His mother's battle with cancer was why he pursued biotechnology at Singapore Polytechnic (SP).
Mr Julian Sng, 18, was just six when his mother, Madam Judy Ng, died of breast cancer in 2002. She was 41.
It was not only her death that made him pursue the subject, but also the choices she made and the way she lived her life.
When he was nine, his father, Mr Anthony Sng, told him about how Madam Ng was given two choices - undergo chemotherapy and treat the cancer but give birth to a disabled child, or delay treatment and risk her life.
The housewife was determined to pick the latter. Doctors gave her six months to live.
Madam Ng gave birth to a healthy boy and raised him for six years before she succumbed to the disease.
The younger Mr Sng hopes to be a researcher one day, working in the field of stem cell research to treat cancer.
His touching story was posted on SP's Facebook page on Dec 22 to inspire potential students and to encourage them to find out more about the courses available at SP during its open house next month.
The second-year student said that he initially blamed himself for his mother's death.
"When I was a kid and playing next to her while she was sick in bed, I kept telling her that she would be fine.
"When I fell sick, I always got better, so I thought she would get well, too.
"It hit me that I didn't do anything for her."

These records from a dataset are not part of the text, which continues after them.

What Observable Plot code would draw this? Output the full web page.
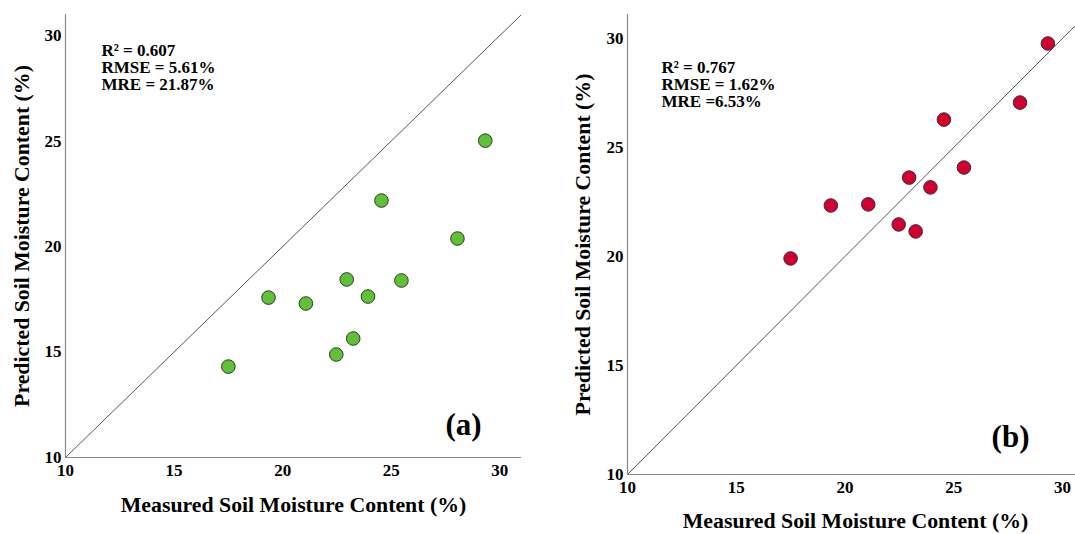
<!DOCTYPE html>
<html>
<head>
<meta charset="utf-8">
<script src="https://cdn.jsdelivr.net/npm/d3@7"></script>
<script src="https://cdn.jsdelivr.net/npm/@observablehq/plot@0.6"></script>
<style>
  html, body { margin: 0; padding: 0; background: #fff; }
  #wrap { position: relative; width: 1075px; height: 534px; overflow: hidden; }
  #left { position: absolute; left: 0; top: 0; }
  #right { position: absolute; left: 560px; top: 0; }
</style>
</head>
<body>
<div id="wrap"><div id="left"></div><div id="right"></div></div>
<script>
// Data
const measured = [17.5, 19.35, 21.07, 22.47, 22.95, 23.25, 23.93, 24.55, 25.47, 28.05, 29.33];
const predictedA = [14.31, 17.58, 17.30, 14.88, 18.44, 15.64, 17.63, 22.18, 18.39, 20.38, 25.02];
const predictedB = [19.91, 22.34, 22.39, 21.47, 23.62, 21.15, 23.17, 26.28, 24.08, 27.06, 29.77];
const tickValues = [10, 15, 20, 25, 30];
const statsA = ["R² = 0.607", "RMSE = 5.61%", "MRE = 21.87%"];
const statsB = ["R² = 0.767", "RMSE = 1.62%", "MRE =6.53%"];
const identity = [10, 31.2];
const xLabel = "Measured Soil Moisture Content (%)";
const yLabel = "Predicted Soil Moisture Content (%)";

const font = "'Liberation Serif', 'Times New Roman', serif";

function panel({preds, stats, tag, color, width, height, mLeft, mRight, mTop, mBottom, xMax, yMax, tagDx, tagDy, statDx, statDy, xLabOff, xLabDx, yLabOff}) {
  const pts = measured.map((m, i) => ({m, p: preds[i]}));
  const diag = identity.map(v => ({m: v, p: v}));
  return Plot.plot({
    width, height,
    marginLeft: mLeft, marginRight: mRight, marginTop: mTop, marginBottom: mBottom,
    style: {fontFamily: font, fontWeight: "bold", fontSize: "17px", color: "#000", background: "#fff", overflow: "visible"},
    x: {domain: [10, xMax]},
    y: {domain: [10, yMax]},
    marks: [
      Plot.line(diag, {x: "m", y: "p", stroke: "#555", strokeWidth: 1, clip: true}),
      Plot.dot(pts, {x: "m", y: "p", r: 6.8, fill: color, stroke: "#333", strokeWidth: 1}),
      Plot.axisX({ticks: tickValues, tickSize: 0, tickPadding: 6, fontSize: 17, fontWeight: "bold",
        label: null}),
      Plot.axisY({ticks: tickValues, tickSize: 0, tickPadding: 4, fontSize: 17, fontWeight: "bold",
        label: null}),
      Plot.ruleX([10], {stroke: "#888", strokeWidth: 1.2}),
      Plot.ruleY([10], {stroke: "#888", strokeWidth: 1.2}),
      Plot.text([xLabel], {frameAnchor: "bottom", dx: xLabDx, dy: xLabOff, text: d => d, textAnchor: "middle", fontSize: 21.8, fontWeight: "bold", lineAnchor: "middle"}),
      Plot.text([yLabel], {frameAnchor: "left", dx: -yLabOff, text: d => d, textAnchor: "middle", rotate: -90, fontSize: 21.8, fontWeight: "bold", lineAnchor: "middle"}),
      Plot.text([stats.join("\n")], {frameAnchor: "top-left", dx: statDx, dy: statDy, text: d => d, textAnchor: "start", lineAnchor: "top", lineHeight: 1.0, fontSize: 17, fontWeight: "bold"}),
      Plot.text([tag], {frameAnchor: "bottom-right", dx: tagDx, dy: tagDy, text: d => d, textAnchor: "middle", fontSize: 31, fontWeight: "bold", lineAnchor: "middle"})
    ]
  });
}

document.getElementById("left").appendChild(panel({
  preds: predictedA, stats: statsA, tag: "(a)", color: "#5fc234",
  width: 540, height: 534, mLeft: 65, mRight: 19, mTop: 14, mBottom: 77,
  xMax: 31, yMax: 31, tagDx: -58, tagDy: -32, statDx: 36, statDy: 29, xLabOff: 48, xLabDx: 0, yLabOff: 43
}));
document.getElementById("right").appendChild(panel({
  preds: predictedB, stats: statsB, tag: "(b)", color: "#d10030",
  width: 515, height: 534, mLeft: 67, mRight: 0, mTop: 14, mBottom: 60,
  xMax: 30.6, yMax: 31.1, tagDx: -65, tagDy: -37, statDx: 34, statDy: 46, xLabOff: 47, xLabDx: 4, yLabOff: 44
}));
</script>
</body>
</html>
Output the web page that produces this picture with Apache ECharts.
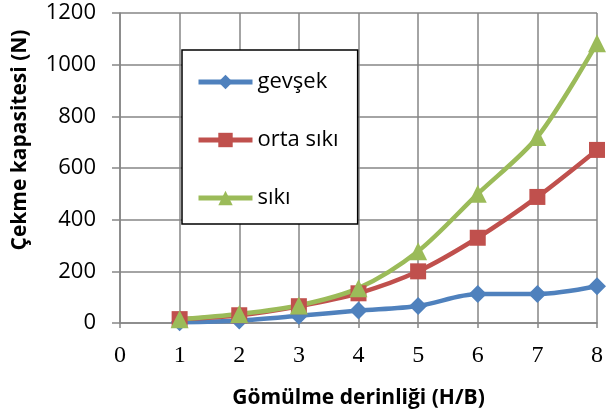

Madam Ng discovered that she had Stage 4 breast cancer when she was pregnant and started treatment only after she gave birth.
For the next few years, she led a normal life as much as possible, caring for her family.
Mr Sng, 54, a manager, said that his wife was a strong woman. "She never showed that she was in pain. We fought a good battle together, till the end."
More than 12 years on, the memories of Madam Ng's death are still fresh in her son's mind.
One day in September, his mother let out an agonising scream from her bedroom and his father quickly called the ambulance.
Her face was pale and her fingernails blue, and she was gasping for air as she was carried out on a stretcher.
His father described his son as a mature and independent child. Mr Sng recalled his son's words when he lifted him up so that he could see his mother in the coffin.
"He told me: 'Daddy, I will take care of you now'," said Mr Sng, adding that the decision to delay chemotherapy was his wife's and he did not see the need to hide this from his son.
"I always believe in telling the truth to my son. Besides, he could make something out of it."
The younger Mr Sng was offered a place at a junior college through the direct school admission programme, but he chose to study biotechnology at SP.
Biotechnology is the use of living systems or organisms to manipulate them into useful products. In the field of medicine, biotechnology is used in the development of new drugs and medical treatments.
Mr Sng said he was very touched and proud of his son's dream. "We talk about his mother sometimes, and I would always tell Julian that she would have been very proud of him.
"My advice to him has always been the same: Whatever you become, you should never forget to give back to society."
After many talks with his dad, the teen has also come to terms with his mother's death.
Although his time with his mother was short, he said she left a lasting impression on him.
"I remember her telling me that I should always live for myself, and it has become my mantra," he said.
"I'm studying biotechnology because of her, but I'm not doing it for her but for myself."